Tuesday, June 19, 2012

The Trouble with Tiki-Taka


It’s true: you can have too much of a good thing.  

Beautiful and intricate passing ad nauseam can give way to complacency and a lack of forward thinking, lulling sides into a false sense of security, as they knock it around the midfield, and often having them pay the price for their profligacy. 

Spain succumbed to the very real perils of tiki-taka against Croatia.  They were “a parody of themselves” in the words of Rob Smyth, holding possession for the vast majority of the game but creating very few quality chances from it.  So long as they held the ball, you got the sense that they were able to trick themselves into believing that they had complete control of the game.  It was, in fact, an apocryphal control

Del Bosque's men left themselves to be exposed on the counter throughout the match, just as they were on the back of Luka Modric’s exceptional cross to Ivan Rakitic (resulting in a sublime Casillas save).  The uncomfortable reality was that the reigning European and World Champions were still in by only the thinnest of margins.  And the more they passed, the more their forward movement stagnated and their shape narrowed; the play largely confined to a small swath of the pitch around the half-way line as La Roja pondered their next short pass.

Gotta keep possession.

What can be done to remedy their wanton ways?  Well, for starters, Arbeloa and Silva need to make way for Cesc and Navas, which would then allow Iniesta to play in his Barca role instead of being stranded wastefully on the wing.  Arbeloa is by some measure the worst player on the Spanish side, and Silva has been ineffectual throughout.  And then there is El Nino, for whom a suspect Irish defense is apparently the only opposition against which he can prove effective.  


Seriously, Fernando Llorente must be wondering what he has to do to get a whiff of the pitch at this point.  And, while Torres is certainly not good enough to produce on his own, if del Bosque insists on giving him another run out, at least he would benefit from the complementary wing play of Navas and an opportunity to play off of a false no. 9 like Fabregas this time around. 

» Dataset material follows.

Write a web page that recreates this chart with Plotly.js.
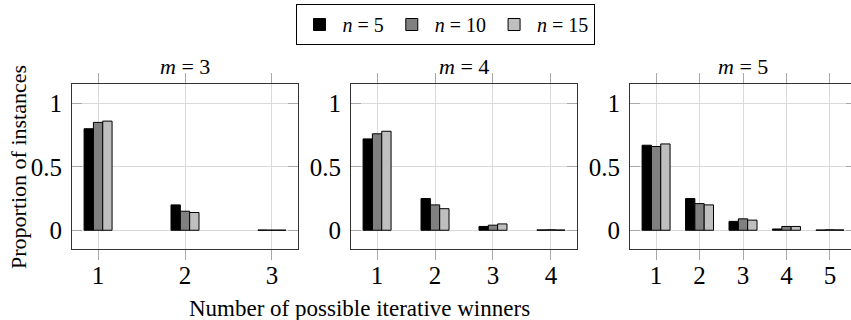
<!DOCTYPE html>
<html>
<head>
<meta charset="utf-8">
<script src="https://cdn.plot.ly/plotly-3.0.1.min.js"></script>
<style>
  html, body { margin: 0; padding: 0; overflow: hidden; background: #fff; }
  #chart { width: 860px; height: 320px; }
</style>
</head>
<body>
<div id="chart"></div>
<script>
// ---- data ----
const seriesNames = ['<i>n</i> = 5', '<i>n</i> = 10', '<i>n</i> = 15'];
const panelTitles = ['<i>m</i> = 3', '<i>m</i> = 4', '<i>m</i> = 5'];
const cats_m3 = [1, 2, 3];
const cats_m4 = [1, 2, 3, 4];
const cats_m5 = [1, 2, 3, 4, 5];
const m3_n5  = [0.80, 0.20, 0.002];
const m3_n10 = [0.85, 0.15, 0.001];
const m3_n15 = [0.86, 0.14, 0.001];
const m4_n5  = [0.72, 0.25, 0.03, 0.003];
const m4_n10 = [0.76, 0.20, 0.04, 0.004];
const m4_n15 = [0.78, 0.17, 0.05, 0.002];
const m5_n5  = [0.67, 0.25, 0.07, 0.01, 0.002];
const m5_n10 = [0.66, 0.21, 0.09, 0.03, 0.004];
const m5_n15 = [0.68, 0.20, 0.08, 0.03, 0.003];
const yLabel = 'Proportion of instances';
const xLabel = 'Number of possible iterative winners';

// ---- styling / layout ----
const W = 860, H = 320;
const colors = ['#000000', '#808080', '#bfbfbf'];
const panelPx = [[72, 298], [351, 577], [630, 856]];
const yPx = [84.3, 249.3];
const barPx = 9.33;
const fontFam = 'Liberation Serif';

const panels = [
  { cats: cats_m3, vals: [m3_n5, m3_n10, m3_n15] },
  { cats: cats_m4, vals: [m4_n5, m4_n10, m4_n15] },
  { cats: cats_m5, vals: [m5_n5, m5_n10, m5_n15] }
];

const traces = [];
const layout = {
  width: W, height: H,
  margin: { l: 0, r: 0, t: 0, b: 0 },
  paper_bgcolor: '#fff', plot_bgcolor: '#fff',
  barmode: 'overlay',
  showlegend: true,
  legend: {
    orientation: 'h',
    x: 445 / W, xanchor: 'center',
    y: 1 - 4 / H, yanchor: 'top',
    bordercolor: '#000', borderwidth: 1,
    font: { family: fontFam, size: 20, color: '#000' },
    itemwidth: 36,
    traceorder: 'normal'
  },
  font: { family: fontFam, color: '#000' },
  annotations: []
};

panels.forEach((p, i) => {
  const n = p.cats.length;
  const lo = 1 - 0.15 * (n - 1), hi = n + 0.15 * (n - 1);
  const w = barPx * (hi - lo) / (panelPx[i][1] - panelPx[i][0]);
  const xa = i === 0 ? 'x' : 'x' + (i + 1);
  const ya = i === 0 ? 'y' : 'y' + (i + 1);
  p.vals.forEach((v, s) => {
    traces.push({
      type: 'bar', x: p.cats, y: v,
      xaxis: xa, yaxis: ya,
      name: seriesNames[s],
      legendgroup: 's' + s,
      showlegend: i === 0,
      width: w, offset: (s - 1.5) * w,
      marker: { color: colors[s], line: { color: '#000', width: 1 } },
      hoverinfo: 'skip'
    });
  });
  const axKey = i === 0 ? '' : String(i + 1);
  layout['xaxis' + axKey] = {
    domain: [panelPx[i][0] / W, panelPx[i][1] / W],
    range: [lo, hi],
    anchor: ya,
    tickvals: p.cats, ticktext: p.cats.map(String),
    ticks: 'outside', ticklen: 10, tickcolor: '#a8a8a8', tickwidth: 1,
    showgrid: true, gridcolor: '#dadada', gridwidth: 1,
    showline: true, linecolor: '#333', linewidth: 1, mirror: 'ticks',
    zeroline: false,
    tickfont: { family: fontFam, size: 25, color: '#000' },
    ticklabelstandoff: -6,
    fixedrange: true
  };
  layout['yaxis' + axKey] = {
    domain: [1 - yPx[1] / H, 1 - yPx[0] / H],
    range: [-0.15, 1.15],
    anchor: xa,
    tickvals: [0, 0.5, 1], ticktext: ['0', '0.5', '1'],
    ticks: 'inside', ticklen: 10, tickcolor: '#a8a8a8', tickwidth: 1,
    showgrid: true, gridcolor: '#dadada', gridwidth: 1,
    showline: true, linecolor: '#333', linewidth: 1, mirror: 'ticks',
    zeroline: false,
    tickfont: { family: fontFam, size: 25, color: '#000' },
    ticklabelstandoff: 4,
    fixedrange: true
  };
  layout.annotations.push({
    text: panelTitles[i], xref: 'paper', yref: 'paper',
    x: (panelPx[i][0] + panelPx[i][1]) / 2 / W, y: 1 - 66 / H,
    xanchor: 'center', yanchor: 'middle', showarrow: false,
    font: { family: fontFam, size: 22, color: '#000' }
  });
});

layout.annotations.push({
  text: yLabel, xref: 'paper', yref: 'paper',
  x: 18 / W, y: 1 - 167 / H, xanchor: 'center', yanchor: 'middle',
  textangle: -90, showarrow: false,
  font: { family: fontFam, size: 22, color: '#000' }
});
layout.annotations.push({
  text: xLabel, xref: 'paper', yref: 'paper',
  x: 359 / W, y: 1 - 308 / H, xanchor: 'center', yanchor: 'middle',
  showarrow: false,
  font: { family: fontFam, size: 23, color: '#000' }
});

Plotly.newPlot('chart', traces, layout, { staticPlot: true, displayModeBar: false });
</script>
</body>
</html>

The French brand of tiki-taka certainly didn’t rival the Spanish form in technical accomplishment (there were far to many touches in between passes), but it was even more crippling.  Against the already elimintated Swedes, Lorent Blanc’s side lost the plot even while enjoying possession for large swathes of the first forty-five.  Their build-up was painfully protracted and lethargic.  Yes, their defense was (is) shambolic (how Mexes ever got to this level is far beyond my scope of comprehension) but had they been able to seize the opportunities their possession presented, the scoreline may have allowed them to withstand Zlatan Ibrahimovic's brilliant strike with some composure intact.

The result of a somewhat more direct approach.

Moderation is the key.  There needs to be a balance between a direct line to the goal and meandering possession without a real end.  

Whether Spain or France will heed these lessons remains to be seen.  If nothing else, it will be difficult for either side to dominate possession in the manner they've been able to do so heretofore, given the tactics of the other, and that may very well be a good thing.